*Your instructions*.
Retype the data exactly, from its first line to the line containing "import matplotlib.pyplot as plt", including both, and skip any picture.

#### Collected material

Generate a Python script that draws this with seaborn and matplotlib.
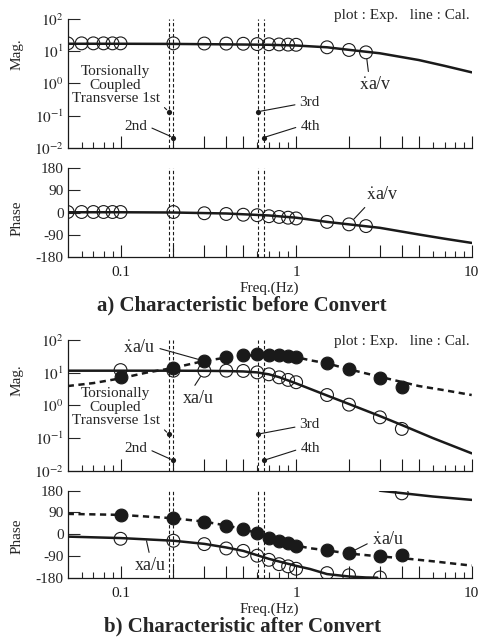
import numpy as np
import pandas as pd
import seaborn as sns
import matplotlib.pyplot as plt

# ---- data ----
# a) before convert : xdot_a / v
freq_a = [0.05, 0.06, 0.07, 0.08, 0.09, 0.1, 0.2, 0.3, 0.4, 0.5, 0.6, 0.7, 0.8, 0.9, 1.0, 1.5, 2.0, 2.5]
mag_a_exp = [17.5, 17.5, 17.5, 17.5, 17.5, 17.5, 17.5, 17.3, 17.2, 17.0, 16.6, 16.4, 16.2, 16.0, 15.8, 13.2, 10.9, 9.2]
phase_a_exp = [2, 2, 2, 2, 2, 2, 2, -3, -6, -9, -11, -15, -18, -21, -24, -38, -48, -55]

freq_a_cal = [0.05, 0.1, 0.2, 0.4, 0.7, 1.0, 1.5, 2.0, 3.0, 5.0, 7.0, 10.0]
mag_a_cal = [17.0, 17.0, 16.8, 16.3, 15.8, 15.0, 13.2, 11.0, 8.6, 5.3, 3.5, 2.2]
phase_a_cal = [1, 1, 0, -4, -12, -21, -38, -48, -62, -89, -106, -123]

# b) after convert : x_a / u (open) and xdot_a / u (filled)
freq_b = [0.1, 0.2, 0.3, 0.4, 0.5, 0.6, 0.7, 0.8, 0.9, 1.0, 1.5, 2.0, 3.0, 4.0]
mag_b_xu = [12.0, 11.5, 11.5, 11.5, 11.3, 10.2, 8.9, 7.2, 6.0, 5.1, 2.07, 1.05, 0.43, 0.19]
mag_b_vu = [7.5, 14.2, 22.7, 30.9, 35.0, 36.0, 35.5, 34.0, 32.4, 30.9, 19.3, 12.7, 7.0, 3.7]
phase_b_xu = [-19, -27, -41, -59, -69, -89, -106, -124, -133, -143, -161, -170, -179, 169]
phase_b_vu = [80, 66, 52, 36, 21, 4, -16, -30, -37, -47, -67, -78, -89, -88]

freq_b_cal_xu = [0.05, 0.1, 0.2, 0.3, 0.4, 0.5, 0.6, 0.7, 0.8, 1.0, 1.5, 2.0, 3.0, 4.0, 6.0, 10.0]
mag_b_cal_xu = [11.5, 11.5, 11.5, 11.4, 11.2, 10.9, 10.2, 8.9, 7.3, 4.7, 2.0, 1.1, 0.47, 0.25, 0.10, 0.034]
freq_b_cal_vu = [0.05, 0.07, 0.1, 0.14, 0.2, 0.26, 0.3, 0.4, 0.5, 0.6, 0.7, 0.8, 1.0, 1.2, 1.5, 2.0, 3.0, 5.0, 7.0, 10.0]
mag_b_cal_vu = [3.9, 4.8, 6.7, 10.0, 14.0, 19.3, 22.7, 29.0, 33.0, 34.5, 34.5, 33.5, 30.0, 24.0, 19.3, 12.7, 7.5, 3.9, 2.9, 2.07]

freq_b_ph_xu_1 = [0.05, 0.1, 0.2, 0.3, 0.4, 0.5, 0.6, 0.7, 0.8, 1.0, 1.2, 1.5, 2.0, 2.5, 2.9]
phase_b_cal_xu_1 = [-10, -16, -27, -40, -55, -69, -87, -102, -113, -131, -144, -165, -175, -179, -180]
freq_b_ph_xu_2 = [3.0, 4.0, 6.0, 10.0]
phase_b_cal_xu_2 = [180, 170, 156, 142]
freq_b_ph_vu = [0.05, 0.1, 0.2, 0.3, 0.4, 0.5, 0.6, 0.7, 0.8, 0.9, 1.0, 1.2, 1.5, 2.0, 3.0, 4.0, 6.0, 10.0]
phase_b_cal_vu = [84, 80, 66, 52, 36, 21, 4, -16, -30, -38, -47, -58, -67, -80, -92, -99, -112, -130]

# natural frequencies of the torsionally coupled transverse modes
mode_freq = [0.188, 0.2, 0.608, 0.652]
mode_mag = [0.132, 0.0206, 0.132, 0.0206]
mode_labels = ['Transverse 1st', '2nd', '3rd', '4th']

sns.set_theme(style='ticks')
plt.rcParams['font.family'] = ['Liberation Serif', 'DejaVu Serif']
plt.rcParams['mathtext.fontset'] = 'stix'
plt.rcParams['axes.unicode_minus'] = False

W, H = 484, 641
fig = plt.figure(figsize=(W / 100, H / 100), dpi=100)


def px_axes(left, top, right, bottom):
    return fig.add_axes([left / W, 1 - bottom / H, (right - left) / W, (bottom - top) / H])


LW = 1.8
DASH = (0, (2.5, 1.8))
VDASH = (0, (3, 2))


def style_x(ax, labels):
    ax.set_xscale('log')
    ax.set_xlim(0.05, 10)
    major = [0.1, 0.2, 0.3, 0.4, 0.5, 1, 2, 3, 4, 5, 10]
    ax.set_xticks(major)
    if labels:
        ax.set_xticklabels(['0.1' if m == 0.1 else '1' if m == 1 else '10' if m == 10 else '' for m in major])
    else:
        ax.set_xticklabels([])
    ax.set_xticks([0.06, 0.07, 0.08, 0.09, 0.6, 0.7, 0.8, 0.9, 6, 7, 8, 9], minor=True)
    ax.xaxis.set_minor_formatter(plt.NullFormatter())
    ax.tick_params(axis='x', which='major', direction='in', length=9, width=0.8, labelsize=11, pad=6.5, colors='k')
    ax.tick_params(axis='x', which='minor', direction='in', length=4.5, width=0.8)
    ax.tick_params(axis='y', which='major', direction='in', length=8.5, width=0.8, labelsize=11, pad=3)
    ax.tick_params(axis='y', which='minor', length=0)
    sns.despine(ax=ax)
    for s in ['left', 'bottom']:
        ax.spines[s].set_color('k')
        ax.spines[s].set_linewidth(0.9)
    ax.set_xlabel('')
    ax.set_ylabel('')
    for f in mode_freq:
        ax.axvline(f, color='k', lw=0.8, linestyle=VDASH, zorder=1)


def style_mag(ax):
    ax.set_yscale('log')
    ax.set_ylim(0.01, 100)
    ax.set_yticks([0.01, 0.1, 1, 10, 100])
    ax.set_yticklabels([r'$10^{-2}$', r'$10^{-1}$', r'$10^{0}$', r'$10^{1}$', r'$10^{2}$'])
    style_x(ax, False)
    sns.scatterplot(x=mode_freq, y=mode_mag, ax=ax, color='k', s=14, edgecolor='k', linewidth=0, zorder=4)
    ax.text(0.118, 0.59, 'Torsionally', transform=ax.transAxes, ha='center', va='center', fontsize=11)
    ax.text(0.118, 0.48, 'Coupled', transform=ax.transAxes, ha='center', va='center', fontsize=11)
    pos = [(0.120, 0.384, (1.0, 0.1)), (0.169, 0.168, (1.0, 0.5)),
           (0.599, 0.350, (0.0, 0.4)), (0.600, 0.168, (0.0, 0.5))]
    for lab, f, m, (tx, ty, rp) in zip(mode_labels, mode_freq, mode_mag, pos):
        ax.annotate(lab, xy=(f, m), xytext=(tx, ty), textcoords='axes fraction',
                    ha='center', va='center', fontsize=11,
                    arrowprops=dict(arrowstyle='-', color='k', lw=0.8, relpos=rp, shrinkA=1, shrinkB=2))


def style_phase(ax):
    ax.set_ylim(-180, 180)
    ax.set_yticks([-180, -90, 0, 90, 180])
    ax.set_yticklabels(['-180', '-90', '0', '90', '180'])
    style_x(ax, True)


def line(ax, x, y, dashed=False):
    sns.lineplot(x=x, y=y, ax=ax, color='k', lw=LW, linestyle=DASH if dashed else '-',
                 estimator=None, sort=False, zorder=2)


def points(ax, x, y, filled):
    if filled:
        sns.scatterplot(x=x, y=y, ax=ax, color='k', s=85, edgecolor='k', linewidth=0.8, zorder=3)
    else:
        sns.scatterplot(x=x, y=y, ax=ax, color='k', facecolor='none', edgecolor='k', s=85,
                        linewidth=0.8, zorder=3)


XDOT = r'$\dot{\mathrm{x}}$a'

# ---------- a) magnitude ----------
ax1 = px_axes(67.7, 19, 471.7, 147.7)
line(ax1, freq_a_cal, mag_a_cal)
points(ax1, freq_a, mag_a_exp, False)
style_mag(ax1)
ax1.annotate(XDOT + '/v', xy=(2.5, 9.2), xytext=(0.762, 0.49), textcoords='axes fraction',
             ha='center', va='center', fontsize=13,
             arrowprops=dict(arrowstyle='-', color='k', lw=0.8, relpos=(0.3, 1.0), shrinkA=1, shrinkB=5))

# ---------- a) phase ----------
ax2 = px_axes(67.7, 168, 471.7, 257)
line(ax2, freq_a_cal, phase_a_cal)
points(ax2, freq_a, phase_a_exp, False)
style_phase(ax2)
ax2.annotate(XDOT + '/v', xy=(2.0, -48), xytext=(0.778, 0.70), textcoords='axes fraction',
             ha='center', va='center', fontsize=13,
             arrowprops=dict(arrowstyle='-', color='k', lw=0.8, relpos=(0.1, 0.0), shrinkA=1, shrinkB=5))

# ---------- b) magnitude ----------
ax3 = px_axes(67.7, 340, 471.7, 470.7)
line(ax3, freq_b_cal_xu, mag_b_cal_xu)
line(ax3, freq_b_cal_vu, mag_b_cal_vu, dashed=True)
points(ax3, freq_b, mag_b_xu, False)
points(ax3, freq_b, mag_b_vu, True)
style_mag(ax3)
ax3.annotate(XDOT + '/u', xy=(0.3, 22.7), xytext=(0.1765, 0.944), textcoords='axes fraction',
             ha='center', va='center', fontsize=13,
             arrowprops=dict(arrowstyle='-', color='k', lw=0.8, relpos=(1.0, 0.5), shrinkA=1, shrinkB=5))
ax3.annotate('xa/u', xy=(0.3, 11.5), xytext=(0.323, 0.554), textcoords='axes fraction',
             ha='center', va='center', fontsize=13,
             arrowprops=dict(arrowstyle='-', color='k', lw=0.8, relpos=(0.3, 1.0), shrinkA=1, shrinkB=5))

# ---------- b) phase ----------
ax4 = px_axes(67.7, 490.7, 471.7, 577.7)
line(ax4, freq_b_ph_xu_1, phase_b_cal_xu_1)
line(ax4, freq_b_ph_xu_2, phase_b_cal_xu_2)
line(ax4, freq_b_ph_vu, phase_b_cal_vu, dashed=True)
points(ax4, freq_b, phase_b_xu, False)
points(ax4, freq_b, phase_b_vu, True)
style_phase(ax4)
ax4.annotate('xa/u', xy=(0.14, -22), xytext=(0.204, 0.14), textcoords='axes fraction',
             ha='center', va='center', fontsize=13,
             arrowprops=dict(arrowstyle='-', color='k', lw=0.8, relpos=(0.5, 1.0), shrinkA=1, shrinkB=1))
ax4.annotate(XDOT + '/u', xy=(2.0, -78), xytext=(0.793, 0.435), textcoords='axes fraction',
             ha='center', va='center', fontsize=13,
             arrowprops=dict(arrowstyle='-', color='k', lw=0.8, relpos=(0.0, 0.4), shrinkA=1, shrinkB=5))

# ---------- figure texts ----------
for ytop in [16, 341.7]:
    fig.text(470 / W, 1 - ytop / H, 'plot : Exp.   line : Cal.', ha='right', va='center', fontsize=11)
for y, lab in [(54, 'Mag.'), (218, 'Phase'), (380, 'Mag.'), (536, 'Phase')]:
    fig.text(17.5 / W, 1 - y / H, lab, rotation=90, ha='center', va='center', fontsize=11)
for y in [288.5, 609]:
    fig.text(269.7 / W, 1 - y / H, 'Freq.(Hz)', ha='center', va='center', fontsize=11)
fig.text(242 / W, 1 - 305 / H, 'a) Characteristic before Convert', ha='center', va='center',
         fontsize=15, fontweight='bold')
fig.text(242 / W, 1 - 626 / H, 'b) Characteristic after Convert', ha='center', va='center',
         fontsize=15, fontweight='bold')

fig.savefig('out.png', dpi=100)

########

*Solution to this task*.
Generate a Python script that draws this with seaborn and matplotlib.
import numpy as np
import pandas as pd
import seaborn as sns
import matplotlib.pyplot as plt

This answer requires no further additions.